Rex Hudler is a throwback. Well, not actually a throwback, since he was drafted in 1978 and retired 20 years later, but he’s long harbored an old-school ethos that mandates ballplayers play hard, rookies keep quiet and, among other things, one doesn’t get friendly with one’s opponents.

That he’s now a broadcaster for the Kansas City Royals has not dimmed his moral compass as far as baseball is concerned. Calling games for the Angels in 1999, his first season behind the mic, he responded to an on-field fracas with the Indians by looking into the booth next door and deciding that he should uphold his team’s honor by brawling with Cleveland broadcaster Rick Manning. (He was eventually talked down by partner Steve Physioc.)

Hudler has since learned the limits of his role (fighting with colleagues = bad), but he’s not shy about explaining what the Code should look like on the field. It helps that his partner in the Kansas City booth, Ryan Lefebvre, shares many of his ideals. A pet peeve of theirs that recently garnered attention is the aforementioned fraternization between players on competing teams.

Last Monday, Anaheim’s Kendrys Morales stroked a three-run, eighth-inning single to break a 3-3 tie, and when he advanced to second quickly fell into conversation with Kansas City’s middle infielders, Alcides Escobar and Yunieski Betancourt.

As reported by Fox Sports Kansas City, Hudler and Lefebvre jumped all over it:

Lefebvre: “I don’t want to get on my soapbox again, but if I’m a pitcher, I think it would really burn me to see my middle infielders laughing and joking with a guy who just hit a three-run double off me as he stands on second base. I don’t get it. And I’m not saying the Royals are the only team that does it. You see it a lot more these days. If I’m a pitcher, I wouldn’t want to see my guys doing it. I mean, what could be so urgent that you’d have to talk to the guy on the other team who just hit a potentially game-winning hit? Maybe it’s just me. Maybe I’m getting old.”

Hudler: “You’re not old. Age has nothing to do with it. It’s something I see as well. But it’s a culture that’s not going to change unless some of the veteran guys see to it. Or management says something about it.”

This was not the first time the topic has come up during a game. Hudler later went on Kansas City radio station WHB and said, “You can stand 10 feet away from a player and smooth out the dirt and still talk to a player without giving the appearance that you’re in his back pocket. When you’re in uniform out there, respect the game of baseball and respect your teammates. And stay out of the back pockets of opponents when people are watching. It makes me want to vomit. Escobar is as guilty as any of them. But I don’t think he knows. It’s up to the veterans on the Royals or even Ned (Yost) to cut some of that stuff out.”

To this point, this story is barely newsworthy beyond a couple of old-school broadcasters having opinions. It’s what happened next that proved revelatory: Royals manager Ned Yost seemingly pivoted, and agreed with them.

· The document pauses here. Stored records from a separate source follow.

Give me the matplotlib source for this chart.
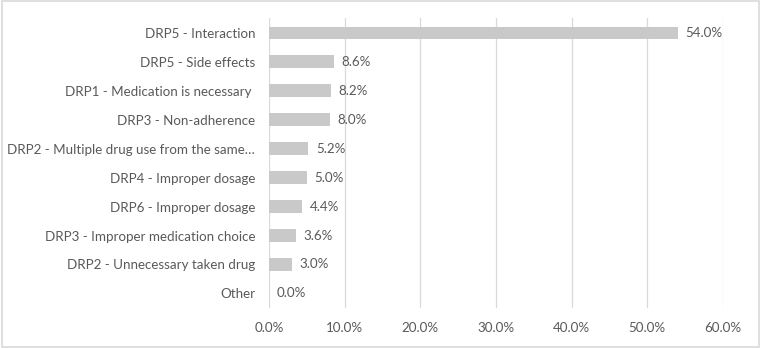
import matplotlib
matplotlib.use("Agg")
import matplotlib.pyplot as plt
from matplotlib.patches import Rectangle
from matplotlib.ticker import FuncFormatter

categories = [
    "DRP5 - Interaction",
    "DRP5 - Side effects",
    "DRP1 - Medication is necessary ",
    "DRP3 - Non-adherence",
    "DRP2 - Multiple drug use from the same…",
    "DRP4 - Improper dosage",
    "DRP6 - Improper dosage",
    "DRP3 - Improper medication choice",
    "DRP2 - Unnecessary taken drug",
    "Other",
]
values = [54.0, 8.6, 8.2, 8.0, 5.2, 5.0, 4.4, 3.6, 3.0, 0.0]
x_ticks = [0, 10, 20, 30, 40, 50, 60]

plt.rcParams['font.family'] = ['Lato', 'DejaVu Sans']
txt = '#595959'
fs = 9.6

fig = plt.figure(figsize=(7.61, 3.48), dpi=100)
ax = fig.add_axes([0.3535, 0.115, 0.5965, 0.833])

ypos = list(range(len(categories)))
ax.barh(ypos, values, height=0.42, color='#C9C9C9', zorder=3)
for y, v in zip(ypos, values):
    ax.text(v + 1.0, y, f"{v:.1f}%", va='center', ha='left', fontsize=fs, color=txt)

ax.set_yticks(ypos)
ax.set_yticklabels(categories, fontsize=fs, color=txt)
ax.set_ylim(len(categories) - 0.5, -0.5)
ax.set_xlim(0, 60)
ax.set_xticks(x_ticks)
ax.xaxis.set_major_formatter(FuncFormatter(lambda v, p: f"{v:.1f}%"))
ax.tick_params(axis='x', labelsize=fs, colors=txt, length=0, pad=10)
ax.tick_params(axis='y', length=0, pad=10)
ax.grid(axis='x', color='#D9D9D9', linewidth=0.9, zorder=0)
for s in ax.spines.values():
    s.set_visible(False)

fig.patches.append(Rectangle((0.002, 0.003), 0.996, 0.994, transform=fig.transFigure,
                             fill=False, edgecolor='#D9D9D9', linewidth=1.2))

fig.savefig("out.png", dpi=100)
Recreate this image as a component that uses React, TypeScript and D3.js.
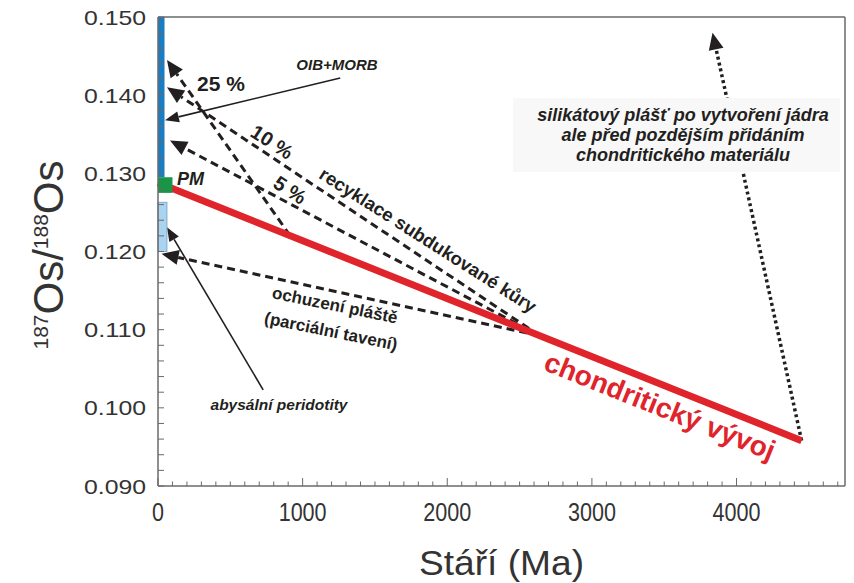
import React from 'react';
import * as d3 from 'd3';

const W = 854;
const H = 583;
const PLOT = { left: 158, right: 845, top: 17, bottom: 486 };

// axes
const xDomain = [0, 4750];
const yDomain = [0.09, 0.15];
const xTickValues = [0, 1000, 2000, 3000, 4000];
const xTickLabels = ['0', '1000', '2000', '3000', '4000'];
const yTickValues = [0.09, 0.1, 0.11, 0.12, 0.13, 0.14, 0.15];
const yTickLabels = ['0.090', '0.100', '0.110', '0.120', '0.130', '0.140', '0.150'];

// chondritic evolution line (age Ma, 187Os/188Os)
const chondriticAge = [0, 4450];
const chondriticRatio = [0.1288, 0.0958];

// reservoirs on the y axis
const oibMorbRange = [0.1295, 0.15];
const oibMorbAgeWidth = 45;
const pmRange = [0.1275, 0.1295];
const pmAgeWidth = 100;
const abyssalRange = [0.12, 0.1263];
const abyssalAgeWidth = 62;

// recycling of subducted crust (dashed arrows)
const recycleLabels = ['25 %', '10 %', '5 %'];
const recycleStartAge = [913, 2640, 2640];
const recycleTipAge = [62, 62, 83];
const recycleTipRatio = [0.1445, 0.141, 0.1342];

// mantle depletion (dashed arrow)
const depletionStartAge = 2640;
const depletionTipAge = 25;
const depletionTipRatio = 0.1197;

// solid pointer arrows: [startAge, startRatio, tipAge, tipRatio]
const oibArrow = [1260, 0.1422, 48, 0.1368];
const abyssalArrow = [727, 0.1023, 62, 0.1231];

// dotted arrow from end of chondritic line
const silicateTip = [3834, 0.148];

const silicateLines = [
  'silikátový plášť po vytvoření jádra',
  'ale před pozdějším přidáním',
  'chondritického materiálu',
];

const x = d3.scaleLinear().domain(xDomain).range([PLOT.left, PLOT.right]);
const y = d3.scaleLinear().domain(yDomain).range([PLOT.bottom, PLOT.top]);

const chondriticAt = (age: number) =>
  d3.scaleLinear().domain(chondriticAge).range(chondriticRatio)(age);

const DARK = '#231f20';
const AXIS = '#6a6a6a';
const RED = '#e0242b';

function arrowHead(x1: number, y1: number, x2: number, y2: number, len: number, half: number) {
  const dx = x1 - x2;
  const dy = y1 - y2;
  const d = Math.hypot(dx, dy);
  const ux = dx / d;
  const uy = dy / d;
  const bx = x2 + ux * len;
  const by = y2 + uy * len;
  const px = -uy * half;
  const py = ux * half;
  return {
    base: [bx, by],
    points: `${x2},${y2} ${bx + px},${by + py} ${bx - px},${by - py}`,
  };
}

function Arrow({ a1, r1, a2, r2, dash, width, len, half, color }: any) {
  const x1 = x(a1), y1 = y(r1), x2 = x(a2), y2 = y(r2);
  const h = arrowHead(x1, y1, x2, y2, len, half);
  return (
    <g>
      <line x1={x1} y1={y1} x2={h.base[0]} y2={h.base[1]} stroke={color} strokeWidth={width} strokeDasharray={dash} />
      <polygon points={h.points} fill={color} />
    </g>
  );
}

export default function App() {
  const minorX = d3.range(0, 4751, 100);
  const minorY = d3.range(0.09, 0.1501, 0.002);
  const redLine = d3.line<number>().x((_, i) => x(chondriticAge[i])).y((_, i) => y(chondriticRatio[i]));
  const conv = chondriticAt(2640);
  const sans = 'Liberation Sans, Arial, sans-serif';
  const endX = x(chondriticAge[1]);
  const endY = y(chondriticRatio[1]);
  const sh = arrowHead(endX, endY, x(silicateTip[0]), y(silicateTip[1]), 17, 7.5);

  return (
    <svg width={W} height={H} style={{ position: 'absolute', left: 0, top: 0, background: '#fff' }} fontFamily={sans}>
      <rect x={0} y={0} width={W} height={H} fill="#fff" />

      {/* dotted arrow */}
      <line x1={endX} y1={endY} x2={sh.base[0]} y2={sh.base[1]} stroke={DARK} strokeWidth={3.5} strokeDasharray="3 3" />
      <polygon points={sh.points} fill={DARK} />

      {/* silicate box */}
      <rect x={513} y={98} width={327} height={74} fill="#f8f8f8" />
      {silicateLines.map((t, i) => (
        <text key={t} x={683} y={121 + i * 20} textAnchor="middle" fontSize={18} fontWeight="bold" fontStyle="italic" fill={DARK}>
          {t}
        </text>
      ))}

      {/* recycling dashed arrows */}
      {recycleLabels.map((lab, i) => (
        <Arrow key={lab} a1={recycleStartAge[i]} r1={chondriticAt(recycleStartAge[i])} a2={recycleTipAge[i]} r2={recycleTipRatio[i]}
          dash="8 5" width={3} len={17} half={7.5} color={DARK} />
      ))}
      <Arrow a1={depletionStartAge} r1={conv} a2={depletionTipAge} r2={depletionTipRatio} dash="8 5" width={3} len={17} half={7.5} color={DARK} />

      {/* solid arrows */}
      <Arrow a1={oibArrow[0]} r1={oibArrow[1]} a2={oibArrow[2]} r2={oibArrow[3]} width={1.6} len={14} half={5.5} color={DARK} />
      <Arrow a1={abyssalArrow[0]} r1={abyssalArrow[1]} a2={abyssalArrow[2]} r2={abyssalArrow[3]} width={1.6} len={14} half={5.5} color={DARK} />

      {/* red chondritic line */}
      <path d={redLine([0, 1]) || ''} stroke={RED} strokeWidth={7} fill="none" />

      {/* reservoirs */}
      <rect x={x(0)} y={y(oibMorbRange[1])} width={x(oibMorbAgeWidth) - x(0)} height={y(oibMorbRange[0]) - y(oibMorbRange[1])} fill="#1b7dc1" />
      <rect x={x(0)} y={y(abyssalRange[1])} width={x(abyssalAgeWidth) - x(0)} height={y(abyssalRange[0]) - y(abyssalRange[1])} fill="#a9d3f0" stroke="#6f9fc4" strokeWidth={0.8} />
      <rect x={x(0)} y={y(pmRange[1])} width={x(pmAgeWidth) - x(0)} height={y(pmRange[0]) - y(pmRange[1])} fill="#1a9447" />

      {/* axes frame */}
      <line x1={PLOT.left} y1={PLOT.top} x2={PLOT.right} y2={PLOT.top} stroke={AXIS} strokeWidth={1.5} />
      <line x1={PLOT.right} y1={PLOT.top} x2={PLOT.right} y2={PLOT.bottom} stroke={AXIS} strokeWidth={1.5} />
      <line x1={PLOT.left} y1={PLOT.top} x2={PLOT.left} y2={PLOT.bottom} stroke={AXIS} strokeWidth={1.5} />
      <line x1={PLOT.left} y1={PLOT.bottom} x2={PLOT.right} y2={PLOT.bottom} stroke={AXIS} strokeWidth={1.5} />
      {minorX.map((v) => (
        <line key={'xt' + v} x1={x(v)} x2={x(v)} y1={PLOT.bottom} y2={PLOT.bottom - (v % 1000 === 0 ? 8 : 4.5)} stroke={AXIS} strokeWidth={1} />
      ))}
      {minorY.map((v, i) => (
        <line key={'yt' + i} x1={PLOT.left} x2={PLOT.left + 6} y1={y(v)} y2={y(v)} stroke={AXIS} strokeWidth={1} />
      ))}
      {yTickValues.map((v, i) => (
        <text key={'yl' + i} x={146} y={y(v)} dy="0.36em" textAnchor="end" fontSize={21} fill="#333"
          textLength={62} lengthAdjust="spacingAndGlyphs">
          {yTickLabels[i]}
        </text>
      ))}
      {xTickValues.map((v, i) => (
        <text key={'xl' + i} x={x(v)} y={521} textAnchor="middle" fontSize={26} fill="#333"
          textLength={xTickLabels[i].length * 12} lengthAdjust="spacingAndGlyphs">
          {xTickLabels[i]}
        </text>
      ))}
      <text x={(PLOT.left + PLOT.right) / 2} y={575} textAnchor="middle" fontSize={35} fill="#333"
        textLength={165} lengthAdjust="spacingAndGlyphs">Stáří (Ma)</text>
      <text transform="translate(63,255) rotate(-90)" textAnchor="middle" fontSize={42} fill="#333">
        <tspan fontSize={21} dy={-15}>187</tspan>
        <tspan dy={15}>Os/</tspan>
        <tspan fontSize={21} dy={-15}>188</tspan>
        <tspan dy={15}>Os</tspan>
      </text>

      {/* labels */}
      <text x={337} y={70} textAnchor="middle" fontSize={15} fontWeight="bold" fontStyle="italic" fill={DARK}>OIB+MORB</text>
      <text x={197} y={91} fontSize={21} fontWeight="bold" fill={DARK}>25 %</text>
      <text transform="translate(272,142) rotate(33)" textAnchor="middle" dy="0.35em" fontSize={20} fontWeight="bold" fill={DARK}>10 %</text>
      <text transform="translate(290,190) rotate(33)" textAnchor="middle" dy="0.35em" fontSize={20} fontWeight="bold" fill={DARK}>5 %</text>
      <text x={177} y={185} fontSize={18} fontWeight="bold" fontStyle="italic" fill={DARK}>PM</text>
      <text transform="translate(428,240) rotate(32.5)" textAnchor="middle" dy="0.35em" fontSize={18.5} fontWeight="bold" fill={DARK}>recyklace subdukované kůry</text>
      <text transform="translate(335,305) rotate(11.5)" textAnchor="middle" dy="0.35em" fontSize={17} fontWeight="bold" fill={DARK}>ochuzení pláště</text>
      <text transform="translate(331,331) rotate(11.5)" textAnchor="middle" dy="0.35em" fontSize={17} fontWeight="bold" fill={DARK}>(parciální tavení)</text>
      <text transform="translate(660,406) rotate(21.8)" textAnchor="middle" dy="0.35em" fontSize={28} fontWeight="bold" fill={RED}>chondritický vývoj</text>
      <text x={279} y={410} textAnchor="middle" fontSize={15.5} fontWeight="bold" fontStyle="italic" fill={DARK}>abysální peridotity</text>
    </svg>
  );
}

According to Fox Sports, Yost called a clubhouse meeting during which he addressed the issue. According to team spokesman Mike Swanson, “we’ve seen the last of [fraternizing on the bases.]”

There are a few things going on here. Foremost are the attempts by Hudler and Lefebvre (who is the son of former big leaguer Jim Lefebvre) not just to describe an old-school baseball mentality, but to criticize current players for failing to embrace it. That’s their job, if they see it that way, and the fact that the repeat offenders in Fox’s account hail from Venezuela and Cuba, respectively, could speak to the fact that the game they learned contains no such tenets, and it would take an old-school clubhouse leader to inform them of same.

Much more interesting, however, is Yost’s apparent willingness to bend to the broadcaster’s wishes. Yost spent six seasons in the big leagues, and is in his ninth campaign as a major league manager. He knows baseball, he knows the Code and he’s seen every Royals game this year. If the chattiness of his infielders hadn’t gotten on his nerves before now, he has no business changing course simply because team broadcasters called for it.

Had Yost been leaning that way anyway, and the broadcast team simply pushed him over the edge, it merits questioning just how dialed in he is to what’s going on with his team.

There’s a place in baseball for the old-school. It seems to be shrinking by the day, but it’s there, and guys like Hudler and Lefebvre should be commended for doing what they feel they must to uphold it.

That said, it’s 2012, and the game is different than it was in 1992 or 1972 or 1952. That’s the nature and the beauty of the unwritten rules—they’re malleable to their era, and change with every generation. If Ned Yost is willing to allow some in-game chatter between his players and their opponents, that’s his right. Last week’s episode illustrates mainly that he needs to figure out on which side of the Code he comes down.

(Via Hardball Talk.)

Update 8-05: Well, at least Yost doesn’t have to worry about Betancourt chatting up opponents any more.